Here’s an example of how an overdraft works when the bank pays your items and then you'll owe the bank the money.  Paying customer ovedrafts can be part of an ovedrraft program.  If you don't know what an overdraft program is, check out my Overdraft Program post too.   Let's assume you start the day with $50 in your checking account.  Your car insurance company sends through a $150 automatic payment,  which you authorized monthly.  When this payment is presented to the bank, it creates a potential overdraft of -$100 ($50 – $150) and goes into an overdraft file.. Large banks process overdrafts by computer that has preset limits of how much to allow a customer to go into overdraft.  Smaller banks actually have someone looking at the overdraft file, who makes a decision to pay or return the payment according to bank policy.  If the bank decides to pay the $150 overdraft payment, your account will go into the negative by the $100 and will most likely get socked with an overdraft fee.  In our example, let’s say the bank’s overdraft fee is $25.  Now the bank will subtract the overdraft fee of $25 from your negative account balance of $100, making your total overdraft -$125.  ($50-$150-$25).  Ouch!  

 

Things can really go sideways if you have more than one payment coming into your account that day.  Let’s say your gym membership for $20 and your phone bill for $50 also get presented to the bank and they pay those too.  Now you owe the additional $70 ($20+$50), plus you’ll get two more overdraft fees of $25 each, so you go in deeper another $120 ($20+$50+$25+$25).  So your total checking account overdraft is -$245 (-$125 + -$120)!  Ouch! Ouch! Ouch!

 

Beginning Balance Debit Credit $50.00
Auto Insurance ($150.00)   ($100.00)
Gym Membership ($20.00)   ($120.00)
Phone Bill ($50.00)   ($170.00)
Overdraft Fee ($25.00)   ($195.00)
Overdraft Fee ($25.00)   ($220.00)
Overdraft Fee ($25.00)   ($245.00)

 

How Non-Sufficient Funds Work

In addition to how overdrafts work, you should know how their twin brother Non-sufficient Funds (NSFs) work too.  In the case of an NSF and using the above example,  the bank could make the decision to NOT pay all those payments to your auto insurance, gym membership, and phone provider by sending them all back NSF.   This means your account won’t be subtracted for the $150, $20, and $50 – but the bank will usually still charge you three NSF fees.  Most banks make their overdraft fee and NSF fee the same, but some are different. What’s worse, all your companies will usually wack you with a return payment fee too!  What’s the worst is those companies will usually try to deduct the payments in a couple more days and if there isn’t enough money in your account by then  – the fees start all over again!  

 

Save Money on Overdraft Fees

As a banker, I find the people that get the most overdraft fees are usually the people who can least afford it.  I’ll have a post on Getting Back Overdraft Fees, but the best way to save money on them is to not get them in the first place.  That means picking the right checking account to minimize or eliminate overdraft fees.  I see a great trend in banking today that has some banks introducing checking accounts with no overdraft fees.
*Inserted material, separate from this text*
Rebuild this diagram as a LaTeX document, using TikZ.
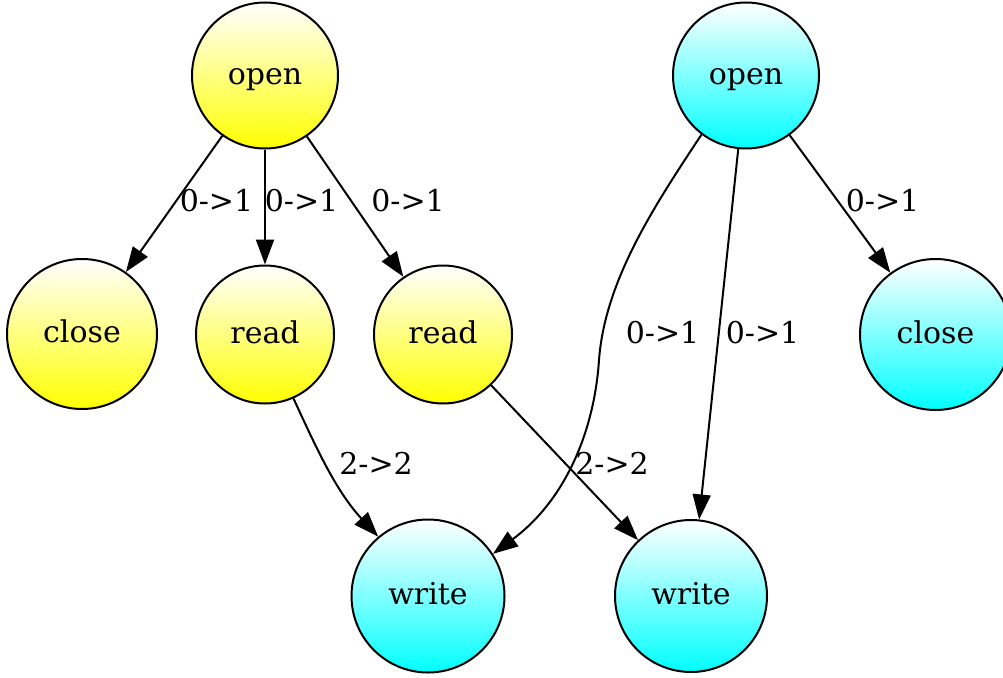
\documentclass[tikz,border=0pt]{standalone}
\usepackage{fontspec}
\setmainfont{DejaVu Serif}
\usetikzlibrary{arrows.meta}
\tikzset{
  st/.style={circle, draw=black, line width=2pt, inner sep=0pt,
    font=\fontsize{30}{35}\selectfont, text height=21pt, text depth=4pt},
  ys/.style={st, top color=white, bottom color=yellow},
  cs/.style={st, top color=white, bottom color=cyan},
  edge/.style={draw=black, line width=2pt, -{Triangle[length=25pt,width=18pt]}},
  lbl/.style={inner sep=0pt, font=\fontsize{30}{35}\selectfont}
}
\begin{document}
\begin{tikzpicture}[x=1pt,y=-1pt]
\useasboundingbox (0,0) rectangle (1003,677);
\node[ys, minimum size=146pt] (oy) at (265,75.5) {open};
\node[ys, minimum size=150pt] (cy) at (82,334) {close};
\node[ys, minimum size=138pt] (r1) at (265,334.5) {read};
\node[ys, minimum size=138pt] (r2) at (443,334.5) {read};
\node[cs, minimum size=146pt] (oc) at (746,75.5) {open};
\node[cs, minimum size=151pt] (cc) at (935.5,334.5) {close};
\node[cs, minimum size=153pt] (w1) at (428,596) {write};
\node[cs, minimum size=152pt] (w2) at (691,596) {write};

\draw[edge] (oy) -- (cy);
\draw[edge] (oy) -- (r1);
\draw[edge] (oy) -- (r2);
\draw[edge] (r1.294) .. controls (315,445) and (335,490) .. (w1.130);
\draw[edge] (r2) -- (w2);
\draw[edge] (oc.233) .. controls (655,205) and (605,280) .. (599,360)
  .. controls (594,435) and (563,502) .. (w1.33);
\draw[edge] (oc) -- (w2);
\draw[edge] (oc) -- (cc);

\node[lbl] (l1) at (216.5,201) {0->1};
\node[lbl] (l2) at (301.5,201) {0->1};
\node[lbl] (l3) at (408,201) {0->1};
\node[lbl] (l4) at (376,463) {2->2};
\node[lbl] (l5) at (612,463) {2->2};
\node[lbl] (l6) at (662.5,332.5) {0->1};
\node[lbl] (l7) at (762.5,332.5) {0->1};
\node[lbl] (l8) at (882.5,201) {0->1};
\end{tikzpicture}
\end{document}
BankerXI’ll make a post about no overdraft fee checking accounts too, but you can do you own searching on Google. These accounts will usually charge a small monthly fee, but it’s worth it to avoid hundreds in fees!   Thankfully bankers are waking up to the fact that many people need this account option and are doing the right thing. Yes, my bank has one too. Switching to a no overdraft fee checking account can save you thousands on fees, so it’s worth the look.